**Challenge**. Begin at the top of the records below and return each line exactly through the line with "const barWidth = x.step() * 0.605;". Skip pictures.

** START Records **

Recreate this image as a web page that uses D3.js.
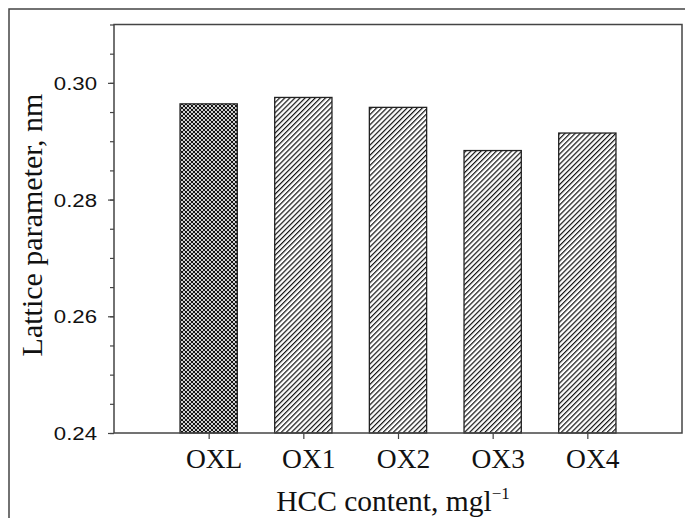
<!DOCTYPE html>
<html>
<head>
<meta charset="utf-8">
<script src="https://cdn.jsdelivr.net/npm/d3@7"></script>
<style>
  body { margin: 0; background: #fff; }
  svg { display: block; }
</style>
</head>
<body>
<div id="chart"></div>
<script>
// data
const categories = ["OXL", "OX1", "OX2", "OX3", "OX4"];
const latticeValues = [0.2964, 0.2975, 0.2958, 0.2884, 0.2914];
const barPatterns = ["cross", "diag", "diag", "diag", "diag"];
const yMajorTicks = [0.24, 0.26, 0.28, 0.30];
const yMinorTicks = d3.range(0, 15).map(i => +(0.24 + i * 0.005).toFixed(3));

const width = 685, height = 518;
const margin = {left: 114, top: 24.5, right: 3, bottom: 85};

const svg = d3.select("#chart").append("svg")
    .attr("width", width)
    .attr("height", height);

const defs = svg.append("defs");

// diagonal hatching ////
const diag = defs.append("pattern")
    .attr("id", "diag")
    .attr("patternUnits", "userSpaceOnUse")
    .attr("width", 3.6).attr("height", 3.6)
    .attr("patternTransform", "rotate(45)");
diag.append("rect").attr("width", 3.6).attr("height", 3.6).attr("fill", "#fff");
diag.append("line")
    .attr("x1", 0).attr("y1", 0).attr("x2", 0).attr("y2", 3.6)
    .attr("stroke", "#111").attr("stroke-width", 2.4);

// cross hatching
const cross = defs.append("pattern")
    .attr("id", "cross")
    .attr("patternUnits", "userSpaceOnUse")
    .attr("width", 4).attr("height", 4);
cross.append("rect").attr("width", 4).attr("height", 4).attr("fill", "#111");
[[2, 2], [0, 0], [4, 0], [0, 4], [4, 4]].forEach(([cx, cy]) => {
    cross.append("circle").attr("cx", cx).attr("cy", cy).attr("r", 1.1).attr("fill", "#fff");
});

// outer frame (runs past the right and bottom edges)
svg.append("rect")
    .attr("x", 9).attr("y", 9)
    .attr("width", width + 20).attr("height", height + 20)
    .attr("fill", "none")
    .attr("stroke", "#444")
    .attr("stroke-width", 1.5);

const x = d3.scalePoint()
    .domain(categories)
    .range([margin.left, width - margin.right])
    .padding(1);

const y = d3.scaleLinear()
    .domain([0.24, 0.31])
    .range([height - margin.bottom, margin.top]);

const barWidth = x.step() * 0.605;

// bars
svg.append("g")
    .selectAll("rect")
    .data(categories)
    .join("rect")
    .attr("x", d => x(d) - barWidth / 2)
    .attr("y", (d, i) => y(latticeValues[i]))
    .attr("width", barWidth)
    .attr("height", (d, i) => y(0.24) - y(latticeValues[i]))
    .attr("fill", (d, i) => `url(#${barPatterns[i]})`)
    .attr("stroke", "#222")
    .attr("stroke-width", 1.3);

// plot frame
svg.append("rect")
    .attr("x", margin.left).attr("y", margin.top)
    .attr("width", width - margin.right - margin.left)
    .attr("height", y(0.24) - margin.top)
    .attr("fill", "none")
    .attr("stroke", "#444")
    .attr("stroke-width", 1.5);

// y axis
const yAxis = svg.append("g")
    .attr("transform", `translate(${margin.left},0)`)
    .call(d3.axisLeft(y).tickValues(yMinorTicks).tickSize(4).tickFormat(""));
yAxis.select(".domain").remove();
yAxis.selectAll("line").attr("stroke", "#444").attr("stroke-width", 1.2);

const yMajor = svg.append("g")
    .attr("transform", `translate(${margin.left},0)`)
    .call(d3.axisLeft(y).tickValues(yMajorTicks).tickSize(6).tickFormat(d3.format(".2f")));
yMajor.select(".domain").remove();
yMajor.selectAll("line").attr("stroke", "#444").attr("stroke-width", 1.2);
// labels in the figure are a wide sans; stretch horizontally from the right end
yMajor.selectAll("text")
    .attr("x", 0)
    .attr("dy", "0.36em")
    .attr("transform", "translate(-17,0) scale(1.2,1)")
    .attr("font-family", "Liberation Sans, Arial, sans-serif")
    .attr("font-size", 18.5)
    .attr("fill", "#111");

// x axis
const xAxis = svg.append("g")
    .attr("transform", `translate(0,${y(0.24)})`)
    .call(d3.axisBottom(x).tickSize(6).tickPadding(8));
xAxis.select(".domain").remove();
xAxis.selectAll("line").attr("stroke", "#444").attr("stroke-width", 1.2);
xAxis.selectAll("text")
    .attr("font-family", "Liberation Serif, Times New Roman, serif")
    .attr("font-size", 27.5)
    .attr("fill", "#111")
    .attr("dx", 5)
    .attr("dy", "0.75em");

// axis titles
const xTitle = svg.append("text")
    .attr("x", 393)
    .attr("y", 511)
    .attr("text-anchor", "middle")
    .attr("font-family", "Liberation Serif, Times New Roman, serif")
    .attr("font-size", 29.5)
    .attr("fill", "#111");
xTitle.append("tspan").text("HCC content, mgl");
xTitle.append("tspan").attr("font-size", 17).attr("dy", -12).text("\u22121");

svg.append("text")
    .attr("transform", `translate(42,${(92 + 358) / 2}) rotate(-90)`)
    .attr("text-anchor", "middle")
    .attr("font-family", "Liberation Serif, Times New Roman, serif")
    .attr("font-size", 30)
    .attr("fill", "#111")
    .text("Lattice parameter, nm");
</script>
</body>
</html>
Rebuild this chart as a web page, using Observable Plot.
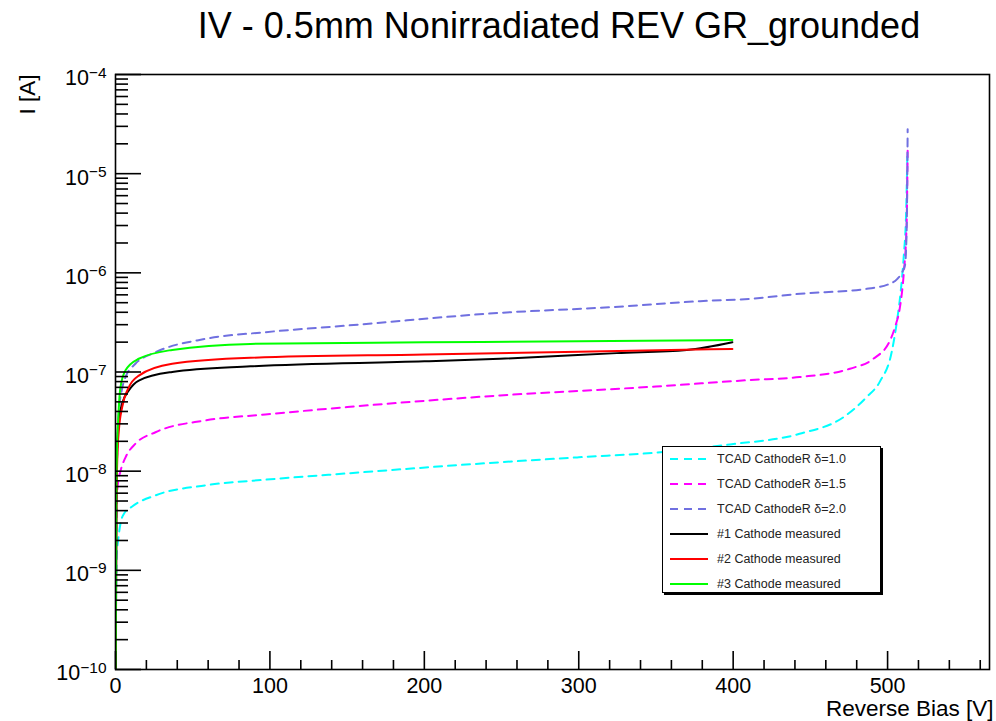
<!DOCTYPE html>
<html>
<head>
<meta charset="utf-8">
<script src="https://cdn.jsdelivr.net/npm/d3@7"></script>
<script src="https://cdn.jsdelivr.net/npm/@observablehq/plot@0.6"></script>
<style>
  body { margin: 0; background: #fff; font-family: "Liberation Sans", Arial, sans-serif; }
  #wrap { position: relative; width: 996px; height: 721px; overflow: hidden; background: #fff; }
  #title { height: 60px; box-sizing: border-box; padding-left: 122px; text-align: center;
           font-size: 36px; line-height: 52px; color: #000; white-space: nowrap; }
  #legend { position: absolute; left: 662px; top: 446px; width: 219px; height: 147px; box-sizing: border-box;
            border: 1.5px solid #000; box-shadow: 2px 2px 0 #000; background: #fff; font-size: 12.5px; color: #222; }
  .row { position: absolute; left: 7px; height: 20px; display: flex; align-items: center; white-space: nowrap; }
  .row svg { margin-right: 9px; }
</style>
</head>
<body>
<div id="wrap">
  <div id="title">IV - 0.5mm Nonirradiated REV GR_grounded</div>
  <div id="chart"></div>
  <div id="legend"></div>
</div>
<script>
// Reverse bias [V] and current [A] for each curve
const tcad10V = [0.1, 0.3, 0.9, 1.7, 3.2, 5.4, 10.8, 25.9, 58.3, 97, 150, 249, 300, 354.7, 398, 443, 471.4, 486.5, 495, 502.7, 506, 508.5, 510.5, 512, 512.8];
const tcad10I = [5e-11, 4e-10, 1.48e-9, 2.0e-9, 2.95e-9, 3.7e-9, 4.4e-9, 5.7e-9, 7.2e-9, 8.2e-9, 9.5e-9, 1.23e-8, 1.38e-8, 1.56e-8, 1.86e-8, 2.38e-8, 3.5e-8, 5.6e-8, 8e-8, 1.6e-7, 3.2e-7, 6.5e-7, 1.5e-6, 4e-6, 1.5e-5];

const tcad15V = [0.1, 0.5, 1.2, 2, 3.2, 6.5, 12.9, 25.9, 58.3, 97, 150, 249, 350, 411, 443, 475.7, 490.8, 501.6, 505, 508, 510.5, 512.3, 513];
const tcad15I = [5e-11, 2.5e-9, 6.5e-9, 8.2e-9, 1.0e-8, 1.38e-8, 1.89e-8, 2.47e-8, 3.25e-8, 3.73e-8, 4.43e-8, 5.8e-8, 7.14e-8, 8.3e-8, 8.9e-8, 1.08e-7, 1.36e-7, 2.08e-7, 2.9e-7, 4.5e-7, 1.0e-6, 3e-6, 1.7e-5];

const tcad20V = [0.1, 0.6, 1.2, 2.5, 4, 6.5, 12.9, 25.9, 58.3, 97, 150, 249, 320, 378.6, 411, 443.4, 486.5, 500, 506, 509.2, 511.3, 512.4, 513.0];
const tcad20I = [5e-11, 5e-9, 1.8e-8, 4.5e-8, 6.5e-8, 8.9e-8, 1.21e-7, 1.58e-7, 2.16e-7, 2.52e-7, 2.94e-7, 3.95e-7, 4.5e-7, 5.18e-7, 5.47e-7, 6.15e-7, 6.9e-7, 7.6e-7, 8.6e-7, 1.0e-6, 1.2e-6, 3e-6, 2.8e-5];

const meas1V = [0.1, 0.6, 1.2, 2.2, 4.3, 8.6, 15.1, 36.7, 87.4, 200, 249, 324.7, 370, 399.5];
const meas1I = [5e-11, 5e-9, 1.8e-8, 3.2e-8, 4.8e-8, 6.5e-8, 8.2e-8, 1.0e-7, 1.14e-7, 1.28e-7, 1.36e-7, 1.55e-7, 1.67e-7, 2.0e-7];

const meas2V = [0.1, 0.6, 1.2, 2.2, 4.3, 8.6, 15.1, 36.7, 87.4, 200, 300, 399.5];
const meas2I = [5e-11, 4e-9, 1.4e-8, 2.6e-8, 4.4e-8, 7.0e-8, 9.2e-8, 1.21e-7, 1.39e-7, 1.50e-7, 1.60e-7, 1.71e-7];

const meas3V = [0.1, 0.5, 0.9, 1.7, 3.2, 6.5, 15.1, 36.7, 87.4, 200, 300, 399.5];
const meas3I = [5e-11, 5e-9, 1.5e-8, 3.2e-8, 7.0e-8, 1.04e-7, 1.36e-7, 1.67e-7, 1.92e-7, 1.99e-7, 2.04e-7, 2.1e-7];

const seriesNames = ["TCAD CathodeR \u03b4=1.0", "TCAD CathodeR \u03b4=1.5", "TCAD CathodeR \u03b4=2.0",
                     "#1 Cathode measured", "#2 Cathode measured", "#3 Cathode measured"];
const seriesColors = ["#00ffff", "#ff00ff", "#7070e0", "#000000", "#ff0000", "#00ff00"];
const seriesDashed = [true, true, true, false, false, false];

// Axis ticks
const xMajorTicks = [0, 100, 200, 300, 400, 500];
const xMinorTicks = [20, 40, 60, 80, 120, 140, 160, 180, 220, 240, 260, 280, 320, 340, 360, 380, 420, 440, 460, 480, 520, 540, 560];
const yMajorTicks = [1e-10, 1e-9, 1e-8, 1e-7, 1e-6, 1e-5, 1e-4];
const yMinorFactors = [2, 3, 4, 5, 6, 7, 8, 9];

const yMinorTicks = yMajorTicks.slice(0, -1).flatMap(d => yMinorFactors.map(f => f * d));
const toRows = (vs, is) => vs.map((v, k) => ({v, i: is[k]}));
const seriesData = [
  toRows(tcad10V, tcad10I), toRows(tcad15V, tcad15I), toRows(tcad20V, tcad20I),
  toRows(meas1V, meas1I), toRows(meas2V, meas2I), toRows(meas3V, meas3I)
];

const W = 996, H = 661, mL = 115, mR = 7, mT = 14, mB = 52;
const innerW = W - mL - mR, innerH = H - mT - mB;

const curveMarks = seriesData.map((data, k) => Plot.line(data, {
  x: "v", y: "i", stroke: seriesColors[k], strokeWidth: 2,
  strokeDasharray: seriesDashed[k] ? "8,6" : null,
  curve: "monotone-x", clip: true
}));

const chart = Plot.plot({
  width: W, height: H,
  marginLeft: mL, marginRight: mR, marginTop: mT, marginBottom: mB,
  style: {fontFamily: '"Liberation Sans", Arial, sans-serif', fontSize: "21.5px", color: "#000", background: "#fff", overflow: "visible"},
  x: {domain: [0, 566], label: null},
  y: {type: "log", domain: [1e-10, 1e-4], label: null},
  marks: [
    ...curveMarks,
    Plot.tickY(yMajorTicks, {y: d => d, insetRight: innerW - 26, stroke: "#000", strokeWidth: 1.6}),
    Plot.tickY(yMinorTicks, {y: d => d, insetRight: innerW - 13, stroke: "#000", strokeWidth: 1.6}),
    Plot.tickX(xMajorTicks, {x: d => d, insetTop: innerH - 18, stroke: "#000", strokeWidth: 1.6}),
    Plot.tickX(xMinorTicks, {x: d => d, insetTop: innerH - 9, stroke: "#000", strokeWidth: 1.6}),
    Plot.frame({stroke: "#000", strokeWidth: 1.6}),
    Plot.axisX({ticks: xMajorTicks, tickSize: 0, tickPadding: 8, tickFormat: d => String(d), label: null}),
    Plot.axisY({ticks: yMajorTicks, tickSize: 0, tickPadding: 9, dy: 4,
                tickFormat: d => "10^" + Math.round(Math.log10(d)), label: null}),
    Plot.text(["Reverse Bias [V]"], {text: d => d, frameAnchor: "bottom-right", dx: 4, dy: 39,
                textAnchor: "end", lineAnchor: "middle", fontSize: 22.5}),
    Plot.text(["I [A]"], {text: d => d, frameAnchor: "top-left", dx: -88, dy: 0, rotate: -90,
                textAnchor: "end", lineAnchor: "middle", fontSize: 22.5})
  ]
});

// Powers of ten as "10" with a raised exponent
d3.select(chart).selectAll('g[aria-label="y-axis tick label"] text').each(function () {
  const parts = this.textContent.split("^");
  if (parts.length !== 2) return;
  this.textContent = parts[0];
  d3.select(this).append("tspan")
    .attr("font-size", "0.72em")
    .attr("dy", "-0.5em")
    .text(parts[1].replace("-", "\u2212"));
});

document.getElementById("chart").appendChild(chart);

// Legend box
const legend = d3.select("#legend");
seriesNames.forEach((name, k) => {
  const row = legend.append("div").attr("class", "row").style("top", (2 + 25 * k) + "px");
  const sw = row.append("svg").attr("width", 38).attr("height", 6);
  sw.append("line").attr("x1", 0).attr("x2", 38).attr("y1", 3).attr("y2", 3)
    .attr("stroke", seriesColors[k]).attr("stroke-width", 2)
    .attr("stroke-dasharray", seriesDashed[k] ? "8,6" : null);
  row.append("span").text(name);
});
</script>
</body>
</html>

** END Records **

**The completed task**.
Recreate this image as a web page that uses D3.js.
<!DOCTYPE html>
<html>
<head>
<meta charset="utf-8">
<script src="https://cdn.jsdelivr.net/npm/d3@7"></script>
<style>
  body { margin: 0; background: #fff; }
  svg { display: block; }
</style>
</head>
<body>
<div id="chart"></div>
<script>
// data
const categories = ["OXL", "OX1", "OX2", "OX3", "OX4"];
const latticeValues = [0.2964, 0.2975, 0.2958, 0.2884, 0.2914];
const barPatterns = ["cross", "diag", "diag", "diag", "diag"];
const yMajorTicks = [0.24, 0.26, 0.28, 0.30];
const yMinorTicks = d3.range(0, 15).map(i => +(0.24 + i * 0.005).toFixed(3));

const width = 685, height = 518;
const margin = {left: 114, top: 24.5, right: 3, bottom: 85};

const svg = d3.select("#chart").append("svg")
    .attr("width", width)
    .attr("height", height);

const defs = svg.append("defs");

// diagonal hatching ////
const diag = defs.append("pattern")
    .attr("id", "diag")
    .attr("patternUnits", "userSpaceOnUse")
    .attr("width", 3.6).attr("height", 3.6)
    .attr("patternTransform", "rotate(45)");
diag.append("rect").attr("width", 3.6).attr("height", 3.6).attr("fill", "#fff");
diag.append("line")
    .attr("x1", 0).attr("y1", 0).attr("x2", 0).attr("y2", 3.6)
    .attr("stroke", "#111").attr("stroke-width", 2.4);

// cross hatching
const cross = defs.append("pattern")
    .attr("id", "cross")
    .attr("patternUnits", "userSpaceOnUse")
    .attr("width", 4).attr("height", 4);
cross.append("rect").attr("width", 4).attr("height", 4).attr("fill", "#111");
[[2, 2], [0, 0], [4, 0], [0, 4], [4, 4]].forEach(([cx, cy]) => {
    cross.append("circle").attr("cx", cx).attr("cy", cy).attr("r", 1.1).attr("fill", "#fff");
});

// outer frame (runs past the right and bottom edges)
svg.append("rect")
    .attr("x", 9).attr("y", 9)
    .attr("width", width + 20).attr("height", height + 20)
    .attr("fill", "none")
    .attr("stroke", "#444")
    .attr("stroke-width", 1.5);

const x = d3.scalePoint()
    .domain(categories)
    .range([margin.left, width - margin.right])
    .padding(1);

const y = d3.scaleLinear()
    .domain([0.24, 0.31])
    .range([height - margin.bottom, margin.top]);

const barWidth = x.step() * 0.605;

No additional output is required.